EXERCISE GOAL ▸
Quote every line below exactly and skip any picture.
[Start of RECORDED INFORMATION]
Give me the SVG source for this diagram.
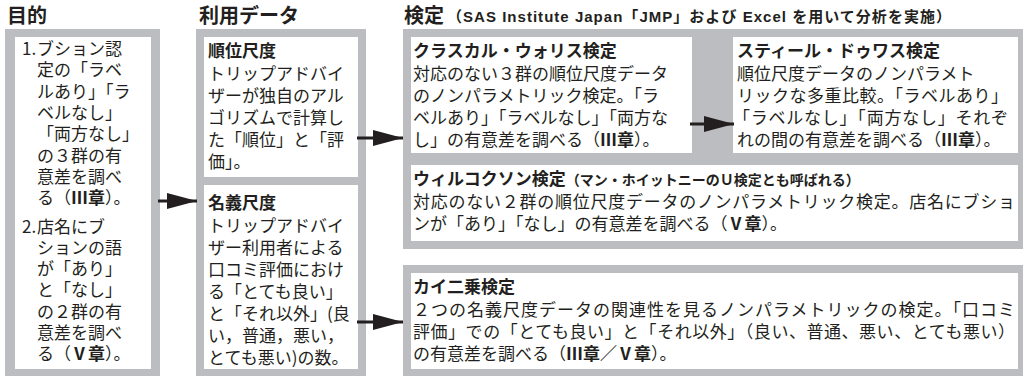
<svg xmlns="http://www.w3.org/2000/svg" width="1023" height="376" viewBox="0 0 1023 376">
<style>
text{font-family:"Noto Sans CJK JP","Noto Sans",sans-serif;fill:#231f20}
.b{font-size:17px}
.h{font-size:17px;font-weight:bold}
.H{font-size:20px;font-weight:bold}
.s{font-size:14px;font-weight:bold}
.sl{font-family:"Liberation Sans","Noto Sans CJK JP",sans-serif;font-size:15px;font-weight:bold}
.g{fill:#bbbdc0}
.w{fill:#ffffff}
.bd{font-weight:bold}
</style>
<defs>
<marker id="ah" viewBox="0 0 30 16" refX="30" refY="8" markerWidth="30" markerHeight="16" markerUnits="userSpaceOnUse" orient="auto">
<path d="M0,0 L30,8 L0,16 Z" fill="#231f20"/>
</marker>
</defs>
<rect width="1023" height="376" fill="#ffffff"/>

<g id="headings">
<text class="H" x="7" y="23">目的</text>
<text class="H" x="199" y="23">利用データ</text>
<text class="H" x="404" y="23">検定</text>
<text class="sl" x="447" y="22" textLength="504" lengthAdjust="spacing">（SAS Institute Japan「JMP」および Excel を用いて分析を実施）</text>
</g>

<g id="purpose">
<rect class="g" x="5" y="29" width="155" height="347"/>
<rect class="w" x="15" y="37" width="136" height="332"/>
<text x="22" y="55" class="b">1.<tspan x="37">ブション認</tspan></text>
<text x="37" y="76.3" class="b">定の「ラベ</text>
<text x="37" y="97.6" class="b">ルあり」「ラ</text>
<text x="37" y="118.9" class="b">ベルなし」</text>
<text x="37" y="140.2" class="b">「両方なし」</text>
<text x="37" y="161.5" class="b">の３群の有</text>
<text x="37" y="182.8" class="b">意差を調べ</text>
<text x="37" y="204.1" class="b">る（<tspan class="bd">Ⅲ章</tspan>）。</text>
<text x="22" y="232.5" class="b">2.<tspan x="37">店名にブ</tspan></text>
<text x="37" y="253.8" class="b">ションの語</text>
<text x="37" y="275.1" class="b">が「あり」</text>
<text x="37" y="296.4" class="b">と「なし」</text>
<text x="37" y="317.7" class="b">の２群の有</text>
<text x="37" y="339" class="b">意差を調べ</text>
<text x="37" y="360.3" class="b">る（<tspan class="bd">Ⅴ章</tspan>）。</text>
</g>

<g id="data">
<rect class="g" x="196" y="29" width="170" height="347"/>
<g id="ordinal">
<rect class="w" x="204" y="37" width="154" height="140"/>
<text x="208" y="57" class="h">順位尺度</text>
<text x="208" y="80" class="b">トリップアドバイ</text>
<text x="208" y="102" class="b">ザーが独自のアル</text>
<text x="208" y="124" class="b">ゴリズムで計算し</text>
<text x="208" y="146" class="b">た「順位」と「評</text>
<text x="208" y="168" class="b">価」。</text>
</g>
<g id="nominal">
<rect class="w" x="204" y="185" width="154" height="184"/>
<text x="208" y="209" class="h">名義尺度</text>
<text x="208" y="232" class="b">トリップアドバイ</text>
<text x="208" y="254" class="b">ザー利用者による</text>
<text x="208" y="276" class="b">口コミ評価におけ</text>
<text x="208" y="298" class="b">る「とても良い」</text>
<text x="208" y="320" class="b">と「それ以外」(良</text>
<text x="208" y="342" class="b">い，普通，悪い，</text>
<text x="208" y="364" class="b">とても悪い)の数。</text>
</g>
</g>

<g id="tests-upper">
<rect class="g" x="403" y="29" width="620" height="220"/>
<g id="kruskal">
<rect class="w" x="411" y="37" width="281" height="116"/>
<text x="413" y="57" class="h">クラスカル・ウォリス検定</text>
<text x="413" y="80" class="b">対応のない３群の順位尺度データ</text>
<text x="413" y="102" class="b">のノンパラメトリック検定。「ラ</text>
<text x="413" y="124" class="b">ベルあり」「ラベルなし」「両方な</text>
<text x="413" y="146" class="b">し」の有意差を調べる（<tspan class="bd">Ⅲ章</tspan>）。</text>
</g>
<g id="steel">
<rect class="w" x="733" y="37" width="285" height="116"/>
<text x="737" y="57" class="h">スティール・ドゥワス検定</text>
<text x="737" y="80" class="b">順位尺度データのノンパラメト</text>
<text x="737" y="102" class="b" textLength="271">リックな多重比較。「ラベルあり」</text>
<text x="733" y="124" class="b" textLength="275">「ラベルなし」「両方なし」それぞ</text>
<text x="737" y="146" class="b">れの間の有意差を調べる（<tspan class="bd">Ⅲ章</tspan>）。</text>
</g>
<g id="wilcoxon">
<rect class="w" x="411" y="165" width="607" height="76"/>
<text x="413" y="185" class="h">ウィルコクソン検定<tspan class="s">（マン・ホイットニーのＵ検定とも呼ばれる）</tspan></text>
<text x="413" y="208" class="b" textLength="602">対応のない２群の順位尺度データのノンパラメトリック検定。店名にブショ</text>
<text x="413" y="230" class="b">ンが「あり」「なし」の有意差を調べる（<tspan class="bd">Ⅴ章</tspan>）。</text>
</g>
</g>

<g id="tests-lower">
<rect class="g" x="403" y="265" width="620" height="111"/>
<g id="chisq">
<rect class="w" x="411" y="273" width="607" height="96"/>
<text x="413" y="293" class="h">カイ二乗検定</text>
<text x="413" y="316" class="b" textLength="602">２つの名義尺度データの関連性を見るノンパラメトリックの検定。「口コミ</text>
<text x="413" y="338" class="b" textLength="602">評価」での「とても良い」と「それ以外」（良い、普通、悪い、とても悪い）</text>
<text x="413" y="360" class="b">の有意差を調べる（<tspan class="bd">Ⅲ章／Ⅴ章</tspan>）。</text>
</g>
</g>

<g id="connectors" stroke="#231f20" stroke-width="3" fill="none">
<line x1="158" y1="201" x2="197" y2="201" marker-end="url(#ah)"/>
<line x1="357" y1="138" x2="403" y2="138" marker-end="url(#ah)"/>
<line x1="357" y1="322" x2="403" y2="322" marker-end="url(#ah)"/>
<line x1="690" y1="124" x2="734" y2="124" marker-end="url(#ah)"/>
</g>
</svg>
[End of RECORDED INFORMATION]
TASK SOLUTION ▸
Give me the SVG source for this diagram.
<svg xmlns="http://www.w3.org/2000/svg" width="1023" height="376" viewBox="0 0 1023 376">
<style>
text{font-family:"Noto Sans CJK JP","Noto Sans",sans-serif;fill:#231f20}
.b{font-size:17px}
.h{font-size:17px;font-weight:bold}
.H{font-size:20px;font-weight:bold}
.s{font-size:14px;font-weight:bold}
.sl{font-family:"Liberation Sans","Noto Sans CJK JP",sans-serif;font-size:15px;font-weight:bold}
.g{fill:#bbbdc0}
.w{fill:#ffffff}
.bd{font-weight:bold}
</style>
<defs>
<marker id="ah" viewBox="0 0 30 16" refX="30" refY="8" markerWidth="30" markerHeight="16" markerUnits="userSpaceOnUse" orient="auto">
<path d="M0,0 L30,8 L0,16 Z" fill="#231f20"/>
</marker>
</defs>
<rect width="1023" height="376" fill="#ffffff"/>

<g id="headings">
<text class="H" x="7" y="23">目的</text>
<text class="H" x="199" y="23">利用データ</text>
<text class="H" x="404" y="23">検定</text>
<text class="sl" x="447" y="22" textLength="504" lengthAdjust="spacing">（SAS Institute Japan「JMP」および Excel を用いて分析を実施）</text>
</g>

<g id="purpose">
<rect class="g" x="5" y="29" width="155" height="347"/>
<rect class="w" x="15" y="37" width="136" height="332"/>
<text x="22" y="55" class="b">1.<tspan x="37">ブション認</tspan></text>
<text x="37" y="76.3" class="b">定の「ラベ</text>
<text x="37" y="97.6" class="b">ルあり」「ラ</text>
<text x="37" y="118.9" class="b">ベルなし」</text>
<text x="37" y="140.2" class="b">「両方なし」</text>
<text x="37" y="161.5" class="b">の３群の有</text>
<text x="37" y="182.8" class="b">意差を調べ</text>
<text x="37" y="204.1" class="b">る（<tspan class="bd">Ⅲ章</tspan>）。</text>
<text x="22" y="232.5" class="b">2.<tspan x="37">店名にブ</tspan></text>
<text x="37" y="253.8" class="b">ションの語</text>
<text x="37" y="275.1" class="b">が「あり」</text>
<text x="37" y="296.4" class="b">と「なし」</text>
<text x="37" y="317.7" class="b">の２群の有</text>
<text x="37" y="339" class="b">意差を調べ</text>
<text x="37" y="360.3" class="b">る（<tspan class="bd">Ⅴ章</tspan>）。</text>
</g>

<g id="data">
<rect class="g" x="196" y="29" width="170" height="347"/>
<g id="ordinal">
<rect class="w" x="204" y="37" width="154" height="140"/>
<text x="208" y="57" class="h">順位尺度</text>
<text x="208" y="80" class="b">トリップアドバイ</text>
<text x="208" y="102" class="b">ザーが独自のアル</text>
<text x="208" y="124" class="b">ゴリズムで計算し</text>
<text x="208" y="146" class="b">た「順位」と「評</text>
<text x="208" y="168" class="b">価」。</text>
</g>
<g id="nominal">
<rect class="w" x="204" y="185" width="154" height="184"/>
<text x="208" y="209" class="h">名義尺度</text>
<text x="208" y="232" class="b">トリップアドバイ</text>
<text x="208" y="254" class="b">ザー利用者による</text>
<text x="208" y="276" class="b">口コミ評価におけ</text>
<text x="208" y="298" class="b">る「とても良い」</text>
<text x="208" y="320" class="b">と「それ以外」(良</text>
<text x="208" y="342" class="b">い，普通，悪い，</text>
<text x="208" y="364" class="b">とても悪い)の数。</text>
</g>
</g>

<g id="tests-upper">
<rect class="g" x="403" y="29" width="620" height="220"/>
<g id="kruskal">
<rect class="w" x="411" y="37" width="281" height="116"/>
<text x="413" y="57" class="h">クラスカル・ウォリス検定</text>
<text x="413" y="80" class="b">対応のない３群の順位尺度データ</text>
<text x="413" y="102" class="b">のノンパラメトリック検定。「ラ</text>
<text x="413" y="124" class="b">ベルあり」「ラベルなし」「両方な</text>
<text x="413" y="146" class="b">し」の有意差を調べる（<tspan class="bd">Ⅲ章</tspan>）。</text>
</g>
<g id="steel">
<rect class="w" x="733" y="37" width="285" height="116"/>
<text x="737" y="57" class="h">スティール・ドゥワス検定</text>
<text x="737" y="80" class="b">順位尺度データのノンパラメト</text>
<text x="737" y="102" class="b" textLength="271">リックな多重比較。「ラベルあり」</text>
<text x="733" y="124" class="b" textLength="275">「ラベルなし」「両方なし」それぞ</text>
<text x="737" y="146" class="b">れの間の有意差を調べる（<tspan class="bd">Ⅲ章</tspan>）。</text>
</g>
<g id="wilcoxon">
<rect class="w" x="411" y="165" width="607" height="76"/>
<text x="413" y="185" class="h">ウィルコクソン検定<tspan class="s">（マン・ホイットニーのＵ検定とも呼ばれる）</tspan></text>
<text x="413" y="208" class="b" textLength="602">対応のない２群の順位尺度データのノンパラメトリック検定。店名にブショ</text>
<text x="413" y="230" class="b">ンが「あり」「なし」の有意差を調べる（<tspan class="bd">Ⅴ章</tspan>）。</text>
</g>
</g>

<g id="tests-lower">
<rect class="g" x="403" y="265" width="620" height="111"/>
<g id="chisq">
<rect class="w" x="411" y="273" width="607" height="96"/>
<text x="413" y="293" class="h">カイ二乗検定</text>
<text x="413" y="316" class="b" textLength="602">２つの名義尺度データの関連性を見るノンパラメトリックの検定。「口コミ</text>
<text x="413" y="338" class="b" textLength="602">評価」での「とても良い」と「それ以外」（良い、普通、悪い、とても悪い）</text>
<text x="413" y="360" class="b">の有意差を調べる（<tspan class="bd">Ⅲ章／Ⅴ章</tspan>）。</text>
</g>
</g>

<g id="connectors" stroke="#231f20" stroke-width="3" fill="none">
<line x1="158" y1="201" x2="197" y2="201" marker-end="url(#ah)"/>
<line x1="357" y1="138" x2="403" y2="138" marker-end="url(#ah)"/>
<line x1="357" y1="322" x2="403" y2="322" marker-end="url(#ah)"/>
<line x1="690" y1="124" x2="734" y2="124" marker-end="url(#ah)"/>
</g>
</svg>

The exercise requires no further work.